Em cima de tudo isto, a nossa casa vai ganhando espaço e vai ganhando outras memórias. Em cima disto, o nosso tempo, os nossos pensamentos, as nossas lágrimas e os nossos berros. Em cima disto, a gargalhada de última hora. Em cima disto, uma tempestade para cuidar. A nossa casa será o farol e a ondulação. A nossa casa será as águas quietas de um porto e o motor do barco, repouso e andança, calmaria e mudança.

Lia no outro dia um autor a falar sobre Pascal como um filósofo e teórico do aborrecimento quando afirmava que todos os problemas da Humanidade decorrem da incapacidade de o ser humano ficar tranquilamente sentado sozinho no seu quarto.

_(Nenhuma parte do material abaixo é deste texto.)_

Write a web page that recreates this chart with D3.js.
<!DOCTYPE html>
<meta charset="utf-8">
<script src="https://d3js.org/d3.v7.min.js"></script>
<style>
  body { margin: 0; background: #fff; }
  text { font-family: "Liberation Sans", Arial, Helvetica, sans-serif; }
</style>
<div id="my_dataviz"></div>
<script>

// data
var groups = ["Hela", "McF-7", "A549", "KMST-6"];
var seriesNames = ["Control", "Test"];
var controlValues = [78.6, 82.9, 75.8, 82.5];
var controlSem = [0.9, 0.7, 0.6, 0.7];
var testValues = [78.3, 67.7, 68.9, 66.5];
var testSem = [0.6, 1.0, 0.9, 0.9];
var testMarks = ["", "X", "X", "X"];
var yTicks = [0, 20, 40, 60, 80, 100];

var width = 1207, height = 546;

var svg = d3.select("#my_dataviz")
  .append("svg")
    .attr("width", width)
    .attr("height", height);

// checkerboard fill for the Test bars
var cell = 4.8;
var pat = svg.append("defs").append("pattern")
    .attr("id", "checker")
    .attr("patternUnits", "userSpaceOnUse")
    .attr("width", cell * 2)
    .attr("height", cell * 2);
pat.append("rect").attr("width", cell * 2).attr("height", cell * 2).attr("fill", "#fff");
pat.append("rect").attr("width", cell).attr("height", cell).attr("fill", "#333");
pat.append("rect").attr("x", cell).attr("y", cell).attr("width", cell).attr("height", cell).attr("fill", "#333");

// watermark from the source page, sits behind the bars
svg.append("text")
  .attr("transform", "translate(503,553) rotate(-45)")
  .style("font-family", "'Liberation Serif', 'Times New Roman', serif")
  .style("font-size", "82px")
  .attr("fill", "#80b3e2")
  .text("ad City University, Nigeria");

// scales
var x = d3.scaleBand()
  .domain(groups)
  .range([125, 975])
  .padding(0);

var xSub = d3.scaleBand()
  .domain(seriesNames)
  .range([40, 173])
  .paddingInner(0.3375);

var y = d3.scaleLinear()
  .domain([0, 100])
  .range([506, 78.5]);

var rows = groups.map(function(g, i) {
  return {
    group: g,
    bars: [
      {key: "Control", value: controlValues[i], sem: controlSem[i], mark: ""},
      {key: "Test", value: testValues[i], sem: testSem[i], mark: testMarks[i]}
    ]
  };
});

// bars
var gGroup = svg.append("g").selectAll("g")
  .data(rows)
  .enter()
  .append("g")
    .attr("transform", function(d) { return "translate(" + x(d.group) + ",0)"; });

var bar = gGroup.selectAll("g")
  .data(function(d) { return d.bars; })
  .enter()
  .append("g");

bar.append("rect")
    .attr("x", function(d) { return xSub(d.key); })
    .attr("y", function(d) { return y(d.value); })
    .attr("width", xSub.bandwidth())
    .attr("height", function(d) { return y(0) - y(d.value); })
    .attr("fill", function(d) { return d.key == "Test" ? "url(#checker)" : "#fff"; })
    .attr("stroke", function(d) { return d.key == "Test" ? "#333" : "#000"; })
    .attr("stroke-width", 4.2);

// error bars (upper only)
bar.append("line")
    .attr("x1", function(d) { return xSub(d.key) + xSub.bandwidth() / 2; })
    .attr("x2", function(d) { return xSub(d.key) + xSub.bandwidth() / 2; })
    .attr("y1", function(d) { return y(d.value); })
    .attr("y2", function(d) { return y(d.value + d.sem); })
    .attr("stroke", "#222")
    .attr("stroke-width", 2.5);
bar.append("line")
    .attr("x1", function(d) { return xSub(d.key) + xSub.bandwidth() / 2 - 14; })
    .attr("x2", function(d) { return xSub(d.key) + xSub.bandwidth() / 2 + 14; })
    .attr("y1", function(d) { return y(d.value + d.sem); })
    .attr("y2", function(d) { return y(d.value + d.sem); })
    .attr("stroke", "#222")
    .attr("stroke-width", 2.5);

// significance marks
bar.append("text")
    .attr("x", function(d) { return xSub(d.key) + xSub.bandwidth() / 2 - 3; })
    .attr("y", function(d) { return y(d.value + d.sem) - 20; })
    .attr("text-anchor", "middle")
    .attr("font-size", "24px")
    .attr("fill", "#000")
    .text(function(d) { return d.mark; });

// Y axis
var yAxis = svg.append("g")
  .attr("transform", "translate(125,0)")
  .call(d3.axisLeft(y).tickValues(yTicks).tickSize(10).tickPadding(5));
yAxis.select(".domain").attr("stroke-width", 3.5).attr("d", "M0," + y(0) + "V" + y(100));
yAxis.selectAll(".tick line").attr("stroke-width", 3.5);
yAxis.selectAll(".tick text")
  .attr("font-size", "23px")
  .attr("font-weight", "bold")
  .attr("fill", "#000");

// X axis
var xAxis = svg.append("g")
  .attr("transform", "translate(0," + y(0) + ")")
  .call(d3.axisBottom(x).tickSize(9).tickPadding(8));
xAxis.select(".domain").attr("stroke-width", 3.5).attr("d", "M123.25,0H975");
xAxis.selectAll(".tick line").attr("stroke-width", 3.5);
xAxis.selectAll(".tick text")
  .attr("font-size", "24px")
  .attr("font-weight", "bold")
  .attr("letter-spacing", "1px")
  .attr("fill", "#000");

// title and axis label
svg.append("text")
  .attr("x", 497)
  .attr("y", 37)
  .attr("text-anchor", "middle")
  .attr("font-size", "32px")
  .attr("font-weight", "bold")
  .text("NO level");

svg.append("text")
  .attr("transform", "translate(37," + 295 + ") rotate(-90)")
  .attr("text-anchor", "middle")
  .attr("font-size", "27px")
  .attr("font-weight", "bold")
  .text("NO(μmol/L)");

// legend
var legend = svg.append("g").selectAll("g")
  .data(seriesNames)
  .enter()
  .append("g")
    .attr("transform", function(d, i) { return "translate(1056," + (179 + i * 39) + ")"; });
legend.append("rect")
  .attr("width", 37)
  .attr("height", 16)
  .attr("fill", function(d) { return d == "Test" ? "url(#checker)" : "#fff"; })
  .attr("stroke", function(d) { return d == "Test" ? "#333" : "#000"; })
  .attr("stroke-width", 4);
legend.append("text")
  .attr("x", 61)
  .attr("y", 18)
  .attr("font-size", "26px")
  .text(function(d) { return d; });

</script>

Quando partilhei esta frase com amigos, muitos responderam: “Claramente Pascal não tinha filhos, senão a conversa seria outra”.

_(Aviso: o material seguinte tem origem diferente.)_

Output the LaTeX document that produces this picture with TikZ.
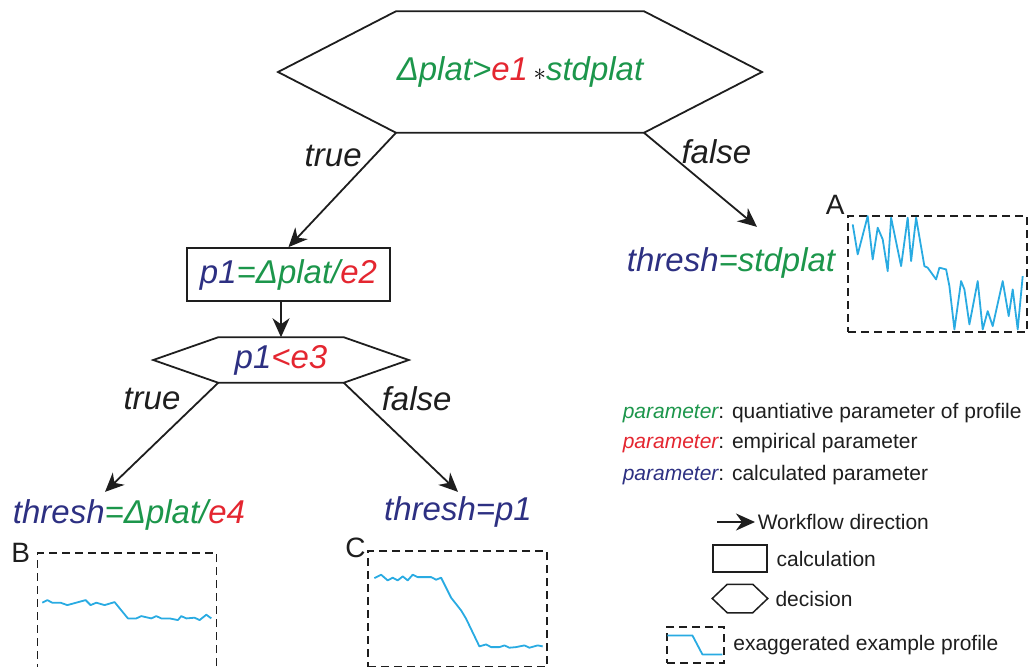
\documentclass[tikz,border=0pt]{standalone}
\usepackage{fontspec}
\setmainfont{Liberation Sans}
\usepackage{xcolor}
\usetikzlibrary{
    arrows.meta,
    calc,
    positioning
}

\definecolor{qgreen}{RGB}{28,150,75}
\definecolor{ered}{RGB}{228,38,48}
\definecolor{cblue}{RGB}{45,48,130}
\definecolor{profblue}{RGB}{41,171,226}
\definecolor{inkgray}{RGB}{30,30,30}

% parameter kinds
\newcommand{\qpar}[1]{\textcolor{qgreen}{#1}}
\newcommand{\epar}[1]{\textcolor{ered}{#1}}
\newcommand{\cpar}[1]{\textcolor{cblue}{#1}}

\tikzset{
    formula/.style={font=\fontsize{33}{40}\selectfont\itshape, inner sep=2pt},
    branch/.style={font=\fontsize{33}{40}\selectfont\itshape, text=inkgray, inner sep=2pt},
    legend/.style={font=\fontsize{21}{25}\selectfont, text=inkgray, inner sep=2pt},
    flow/.style={draw=inkgray, line width=1.8pt, -{Stealth[length=19pt, width=17pt, inset=6pt]}},
    profbox/.style={draw=inkgray, dash pattern=on 8pt off 5pt, line width=1.2pt,
        minimum width=179pt, minimum height=116pt, inner sep=0pt},
    profile/.style={draw=profblue, line width=1.8pt, line join=round},
    boxlabel/.style={font=\fontsize{28}{32}\selectfont, text=inkgray, inner sep=0pt}
}

\begin{document}
\begin{tikzpicture}[x=1pt, y=-1pt, line width=1.5pt]
    \useasboundingbox (0,0) rectangle (1029,667);

    % decisions and calculations
    \node[formula, minimum width=240pt, minimum height=120pt, inner sep=0pt] (dec1) at (520,72)
        {\qpar{Δplat>}\epar{e1}\,{\upshape$\ast$}\qpar{stdplat}};
    \draw[draw=inkgray, line width=1.8pt] (dec1.north west) -- (dec1.north east) -- ([xshift=118pt]dec1.east)
        -- (dec1.south east) -- (dec1.south west) -- ([xshift=-118pt]dec1.west) -- cycle;

    \node[formula, draw=inkgray, line width=1.8pt, minimum width=203pt, minimum height=53pt] (calc1) at (288.5,274.5)
        {\cpar{p1}\qpar{=Δplat/}\epar{e2}};

    \node[formula, minimum width=124pt, minimum height=44pt, inner sep=0pt] (dec2) at (281,360)
        {\cpar{p1}\epar{<e3}};
    \draw[draw=inkgray, line width=1.8pt] (dec2.north west) -- (dec2.north east) -- ([xshift=65pt]dec2.east)
        -- (dec2.south east) -- (dec2.south west) -- ([xshift=-65pt]dec2.west) -- cycle;

    \node[formula] (thrA) at (731,263) {\cpar{thresh}\qpar{=stdplat}};
    \node[formula] (thrB) at (129,515) {\cpar{thresh}\qpar{=Δplat/}\epar{e4}};
    \node[formula] (thrC) at (458,512) {\cpar{thresh=p1}};

    \draw
    (dec1.south west) edge[flow] node[branch, pos=0.2, left=10pt]{true} (calc1.north)
    (dec1.south east) edge[flow] node[branch, pos=0.2, right=12pt]{false} ([xshift=26pt, yshift=18pt]thrA.north)
    (dec2.north |- calc1.south) edge[flow] (dec2.north)
    (dec2.south west) edge[flow] node[branch, pos=0.15, left=18pt]{true} ([xshift=-24pt, yshift=5pt]thrB.north)
    (dec2.south east) edge[flow] node[branch, pos=0.15, right=18pt]{false} ([yshift=2pt]thrC.north);

    % example profiles
    \node[profbox] (boxA) at (937.5,274) {};
    \node[profbox] (boxB) at (127,611) {};
    \node[profbox] (boxC) at (457.5,609) {};
    \node[boxlabel, anchor=south east] (labA) at ([xshift=-2pt]boxA.north west) {A};
    \node[boxlabel, anchor=east] (labB) at ([xshift=-6pt]boxB.north west) {B};
    \node[boxlabel, anchor=east] (labC) at ([xshift=-1pt, yshift=3pt]boxC.north west) {C};

    \draw[profile, shift={(boxA.north west)}] plot coordinates {
        (5.3,9) (10.3,39) (20.3,0.7) (25.3,44) (30.3,12.3) (35.3,24) (40.3,55.7) (43.7,2.3)
        (53.7,50.7) (60.3,2.3) (63.7,45.7) (68.7,2.3) (77,50.7) (80.3,52.3) (88.7,64) (92,52.3)
        (98.7,54) (102,70.7) (107,114) (113.7,65.7) (117,74) (122,109) (130.3,65.7) (135.3,114)
        (140.3,95.7) (145.3,110.7) (155.3,65.7) (161.3,100.7) (165.3,74) (170.3,114) (175.3,60.7)};
    \draw[profile, shift={(boxB.north west)}] plot coordinates {
        (5.4,50.3) (10.4,47.7) (15.4,50.3) (23.7,50.3) (30.4,52.7) (48.7,47.7) (53.7,52.7) (59.4,50.3)
        (67.7,52.7) (77.7,49.7) (91,66) (99.4,66) (104.4,63.7) (114.4,66) (119.4,63.7) (124.4,66)
        (132.7,66) (141,67.7) (144.4,63.7) (149.4,66) (157.7,65.3) (162.7,67.7) (169.4,62.3) (174.4,66)};
    \draw[profile, shift={(boxC.north west)}] plot coordinates {
        (7,27.7) (13.7,24.3) (20.3,30) (25.3,27.3) (30.3,30) (35.3,26) (40.3,30) (45.3,24.3)
        (50.3,26.7) (63.7,26.7) (68.7,29.3) (73.7,27.3) (83.7,47.3) (93.7,60) (98.7,68.3) (112,96)
        (118.7,94) (123.7,96.7) (132,96.7) (137,95) (142,97.3) (148.7,96.7) (157,95) (162,97.3)
        (170.3,95) (175.3,96)};

    % legend
    \node[legend, anchor=west] (lgq) at (620,413) {\textit{\qpar{parameter}}: quantiative parameter of profile};
    \node[legend, anchor=west] (lge) at (620,443) {\textit{\epar{parameter}}: empirical parameter};
    \node[legend, anchor=west] (lgc) at (620,475) {\textit{\cpar{parameter}}: calculated parameter};

    \node[legend, anchor=west] (lgflow) at (755,522) {Workflow direction};
    \draw ([xshift=-38pt]lgflow.west) edge[flow] (lgflow.west);

    \node[draw=inkgray, line width=1.8pt, minimum width=54pt, minimum height=27pt] (lgbox) at (740,558.5) {};
    \node[legend, right=6pt of lgbox] (lgcalc) {calculation};

    \node[minimum width=24pt, minimum height=27pt, inner sep=0pt] (lghex) at (740,598.5) {};
    \draw[draw=inkgray, line width=1.5pt] (lghex.north west) -- (lghex.north east) -- ([xshift=15pt]lghex.east)
        -- (lghex.south east) -- (lghex.south west) -- ([xshift=-15pt]lghex.west) -- cycle;
    \node[legend, right=20pt of lghex] (lgdec) {decision};

    \node[profbox, minimum width=57pt, minimum height=36pt] (lgprof) at (695.5,645) {};
    \draw[profile, shift={(lgprof.north west)}] (1,9) -- (26,9) -- (36,28) -- (56,28);
    \node[legend, right=6pt of lgprof] (lgexag) {exaggerated example profile};
\end{tikzpicture}
\end{document}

Pois bem, deixando de lado o apaziguamento do discurso, trata-se de uma afirmação que nos pretende mostrar uma realidade muito concreta: a nossa dificuldade em estar sossegados. Nem todos, é certo, mas grande parte. E mesmo aqueles que tiram o melhor partido da sua casa e encontram profundo prazer no reencontro com o seu lar, são capazes de se aproximar de uma outa tendência. A tendência para o desconforto é grande. Para o desconforto, para a inércia e sobretudo para o silêncio. Já por várias vezes escrevi sobre o silêncio e esta é sempre uma boa altura para afirmá-lo.

O mundo está a respirar quando recolhidos. Esta coisa estranha e invisível está a mostrar realidades bastante visíveis, umas palpáveis ou até audíveis. O silêncio em nossas casas é o canto dos pássaros. O confinamento humano é a propagação da natureza.

E eis-nos em casa. Há quem tenha jardim, um terraço, há quem nem marquise tenha. Há quem tenha que dar cerca de cem passos da sala à cozinha e há quem o faça em dois. Umas mais iluminadas que outras, não importa. A nossa casa é do nosso tamanho. É a nossa mansão. Uma casa onde afinal cabe tudo, desde o trabalho ao amor, da rotina ao lazer em todo o seu esplendor. A nossa casa é agora tempo e lugar. Há que arejá-la.